The Back Side of the Cross, Diane Leclerc and Brent Peterson, foreword by Lynn Bohecker. Eugene: Cascade Books, 2022.
Summary: A look at the models of the atonement from the back side of the cross, where those abused and abandoned are found, exploring how Jesus died not only for sinners but the sinned against.
Often the atoning work of Jesus on the cross is framed in terms of Jesus death for sinners. Sometimes, this only adds to the burdens of the abused and abandoned, who believe that God is joining the chorus of those heaping blame and shame upon them. The authors of this work consider such people as living on the back side of the cross and what they seek to do is to re-frame the doctrine of the atonement in ways that offer hope and healing for the abused. They do so without tossing out the different models of the atonement but considering ways. Substitutionary atonement means a substitute victim, one who endured abuse and abandonment, violence and scapegoating, nakedness and shame. The cross reveals God’s justice toward those who oppress. Christus Victor offers the hope of justice.
The cross speaks powerfully to abandonment, how the Godhead experiences both abandoning and abandonment. The nakedness and shaming of Jesus (in reality, there were no loinclothes on the crucified), offers hope that God in Christ has entered into these dimensions of the abused. And the resurrection offers the hope of reviving grace, adoption as the beloved of God, the mending of wounds.

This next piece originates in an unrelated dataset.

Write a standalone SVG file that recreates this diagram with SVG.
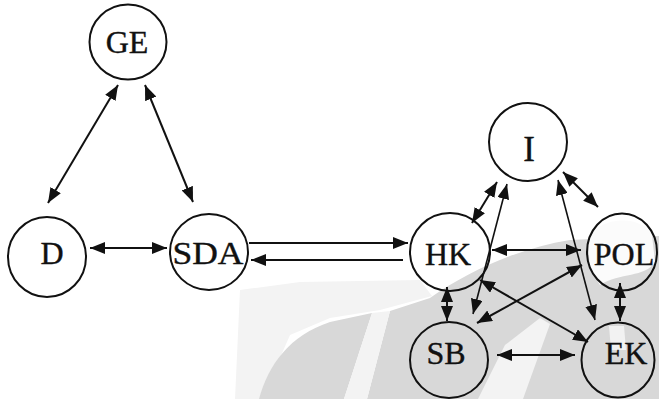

One of the chapters that may be challenging is the idea of forgiving God. The abuser struggles with the question of “where was God when they were being abused?” They cried out, and God didn’t save them from their abuser. The back side of the cross becomes the place where God’s “guilt” is addressed and also taken on God’s self in Christ. It allows the possibility of forgiving God.
While we are speaking of forgiveness, the authors discuss the pressure the abused often face to forgive their abuser. They argue there is no true forgiveness without repentance and confession on the abuser’s part. Also, while scripture teaches forgiveness, the authors speak of the long road to forgiveness, one involving their own healing in Christ, and growing in their assurance of the love of Christ. Hasty forgiveness often fails to get at the root of the abuse or wrong and actually further victimizes the victims of abuse, something the church has often done. This chapter may well be one of the most important in the book.
The book concludes with three chapters of pastoral resources. One is the importance of the church in advocating for children and implementing practices that protect children. The second explores the practice of lament, rare in many of our churches and so important in the healing of the abused and abandoned. The third chapter offers liturgical resources including ways the eucharist can signal Christ’s welcome and healing for the abused and abandoned.
This book is valuable in two ways. Unlike some who worked with the abused, this is not a cry to abandon the atonement, labeling it as divine child abuse, but to recognize the ways in which the Triune God has entered into the messiness of abuse and abandonment and the place of the victim at the back side of the cross. It is also a wise book of pastoral counsel in the important work of offering hope and healing for the abused, which begins by allowing them to express the raw feelings, the anger toward God, the sense of betrayal and broken trust. This is substantive theologizing and counsel rather than superficial sugarcoating, that faces the hard theological questions of abuse.
Disclosure of Material Connection: I received a complimentary review copy of this book from the publisher through Speakeasy.